- _TASK DESCRIPTION_
Retype each line exactly. Skip images.

- _TASK DATA_
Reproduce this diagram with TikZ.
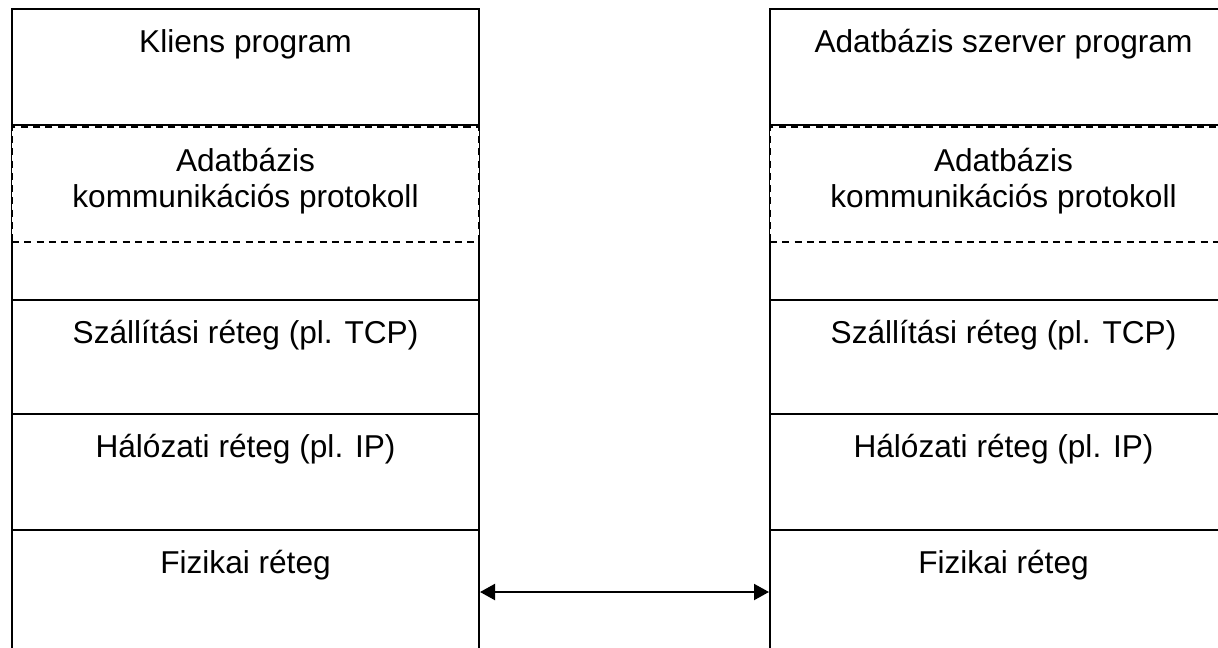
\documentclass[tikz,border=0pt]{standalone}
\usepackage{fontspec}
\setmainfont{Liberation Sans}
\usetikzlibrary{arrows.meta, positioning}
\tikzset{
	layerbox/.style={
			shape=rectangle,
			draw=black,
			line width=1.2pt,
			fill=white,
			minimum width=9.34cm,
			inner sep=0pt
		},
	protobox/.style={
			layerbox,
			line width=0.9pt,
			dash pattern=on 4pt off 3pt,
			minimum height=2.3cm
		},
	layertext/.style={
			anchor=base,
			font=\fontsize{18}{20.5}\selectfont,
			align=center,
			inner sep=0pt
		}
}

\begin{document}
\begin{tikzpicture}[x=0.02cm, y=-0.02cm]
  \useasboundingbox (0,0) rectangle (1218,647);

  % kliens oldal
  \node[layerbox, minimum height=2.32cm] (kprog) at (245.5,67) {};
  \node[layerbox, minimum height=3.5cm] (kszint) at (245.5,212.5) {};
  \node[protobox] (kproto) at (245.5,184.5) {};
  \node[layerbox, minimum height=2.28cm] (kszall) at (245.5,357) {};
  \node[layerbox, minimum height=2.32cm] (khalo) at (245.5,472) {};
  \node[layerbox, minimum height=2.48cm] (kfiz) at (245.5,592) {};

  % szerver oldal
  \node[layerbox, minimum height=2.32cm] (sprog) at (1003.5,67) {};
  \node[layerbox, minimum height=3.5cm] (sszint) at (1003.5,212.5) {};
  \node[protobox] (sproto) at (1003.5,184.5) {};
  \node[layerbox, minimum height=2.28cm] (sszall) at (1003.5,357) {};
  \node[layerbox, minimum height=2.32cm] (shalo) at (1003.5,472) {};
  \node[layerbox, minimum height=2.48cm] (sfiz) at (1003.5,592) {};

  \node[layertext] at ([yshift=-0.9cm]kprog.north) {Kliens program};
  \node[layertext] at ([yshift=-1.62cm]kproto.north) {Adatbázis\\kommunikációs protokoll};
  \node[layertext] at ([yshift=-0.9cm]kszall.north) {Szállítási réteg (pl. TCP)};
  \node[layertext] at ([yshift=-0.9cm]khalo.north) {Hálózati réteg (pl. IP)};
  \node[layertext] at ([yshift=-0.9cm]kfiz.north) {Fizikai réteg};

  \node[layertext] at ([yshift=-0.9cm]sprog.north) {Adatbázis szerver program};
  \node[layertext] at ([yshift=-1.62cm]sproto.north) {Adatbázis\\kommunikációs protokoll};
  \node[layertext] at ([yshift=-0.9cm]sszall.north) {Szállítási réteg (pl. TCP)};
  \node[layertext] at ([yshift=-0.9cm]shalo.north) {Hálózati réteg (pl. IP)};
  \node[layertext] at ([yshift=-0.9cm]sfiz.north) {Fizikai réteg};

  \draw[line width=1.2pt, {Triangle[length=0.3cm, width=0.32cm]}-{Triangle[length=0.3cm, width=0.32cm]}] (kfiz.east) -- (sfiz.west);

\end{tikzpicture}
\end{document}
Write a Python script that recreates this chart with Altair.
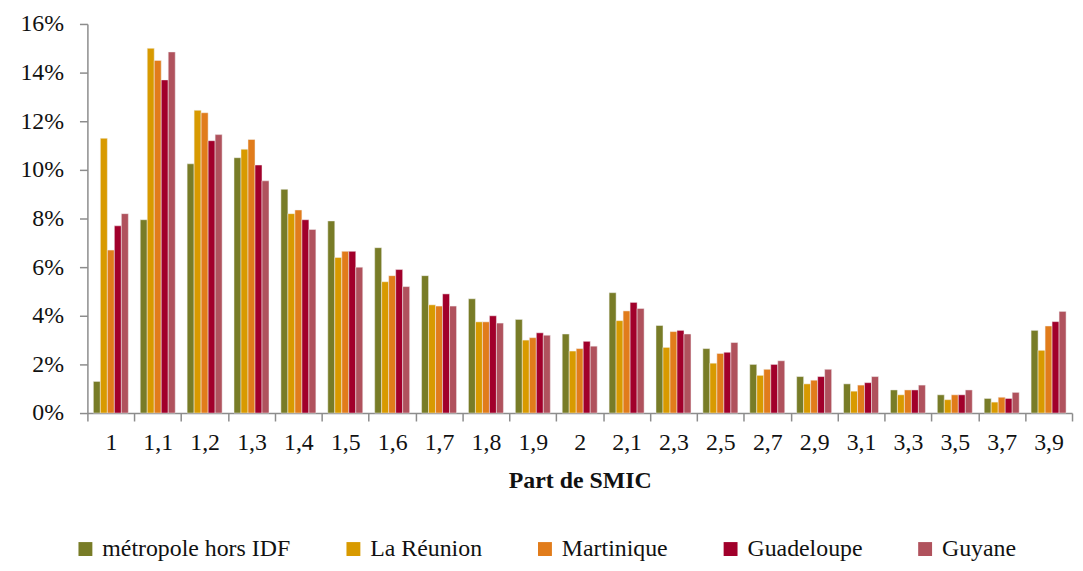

- _RESULT OF THE EXERCISE_
Reproduce this diagram with TikZ.
\documentclass[tikz,border=0pt]{standalone}
\usepackage{fontspec}
\setmainfont{Liberation Sans}
\usetikzlibrary{arrows.meta, positioning}
\tikzset{
	layerbox/.style={
			shape=rectangle,
			draw=black,
			line width=1.2pt,
			fill=white,
			minimum width=9.34cm,
			inner sep=0pt
		},
	protobox/.style={
			layerbox,
			line width=0.9pt,
			dash pattern=on 4pt off 3pt,
			minimum height=2.3cm
		},
	layertext/.style={
			anchor=base,
			font=\fontsize{18}{20.5}\selectfont,
			align=center,
			inner sep=0pt
		}
}

\begin{document}
\begin{tikzpicture}[x=0.02cm, y=-0.02cm]
  \useasboundingbox (0,0) rectangle (1218,647);

  % kliens oldal
  \node[layerbox, minimum height=2.32cm] (kprog) at (245.5,67) {};
  \node[layerbox, minimum height=3.5cm] (kszint) at (245.5,212.5) {};
  \node[protobox] (kproto) at (245.5,184.5) {};
  \node[layerbox, minimum height=2.28cm] (kszall) at (245.5,357) {};
  \node[layerbox, minimum height=2.32cm] (khalo) at (245.5,472) {};
  \node[layerbox, minimum height=2.48cm] (kfiz) at (245.5,592) {};

  % szerver oldal
  \node[layerbox, minimum height=2.32cm] (sprog) at (1003.5,67) {};
  \node[layerbox, minimum height=3.5cm] (sszint) at (1003.5,212.5) {};
  \node[protobox] (sproto) at (1003.5,184.5) {};
  \node[layerbox, minimum height=2.28cm] (sszall) at (1003.5,357) {};
  \node[layerbox, minimum height=2.32cm] (shalo) at (1003.5,472) {};
  \node[layerbox, minimum height=2.48cm] (sfiz) at (1003.5,592) {};

  \node[layertext] at ([yshift=-0.9cm]kprog.north) {Kliens program};
  \node[layertext] at ([yshift=-1.62cm]kproto.north) {Adatbázis\\kommunikációs protokoll};
  \node[layertext] at ([yshift=-0.9cm]kszall.north) {Szállítási réteg (pl. TCP)};
  \node[layertext] at ([yshift=-0.9cm]khalo.north) {Hálózati réteg (pl. IP)};
  \node[layertext] at ([yshift=-0.9cm]kfiz.north) {Fizikai réteg};

  \node[layertext] at ([yshift=-0.9cm]sprog.north) {Adatbázis szerver program};
  \node[layertext] at ([yshift=-1.62cm]sproto.north) {Adatbázis\\kommunikációs protokoll};
  \node[layertext] at ([yshift=-0.9cm]sszall.north) {Szállítási réteg (pl. TCP)};
  \node[layertext] at ([yshift=-0.9cm]shalo.north) {Hálózati réteg (pl. IP)};
  \node[layertext] at ([yshift=-0.9cm]sfiz.north) {Fizikai réteg};

  \draw[line width=1.2pt, {Triangle[length=0.3cm, width=0.32cm]}-{Triangle[length=0.3cm, width=0.32cm]}] (kfiz.east) -- (sfiz.west);

\end{tikzpicture}
\end{document}
Write a Python script that recreates this chart with Altair.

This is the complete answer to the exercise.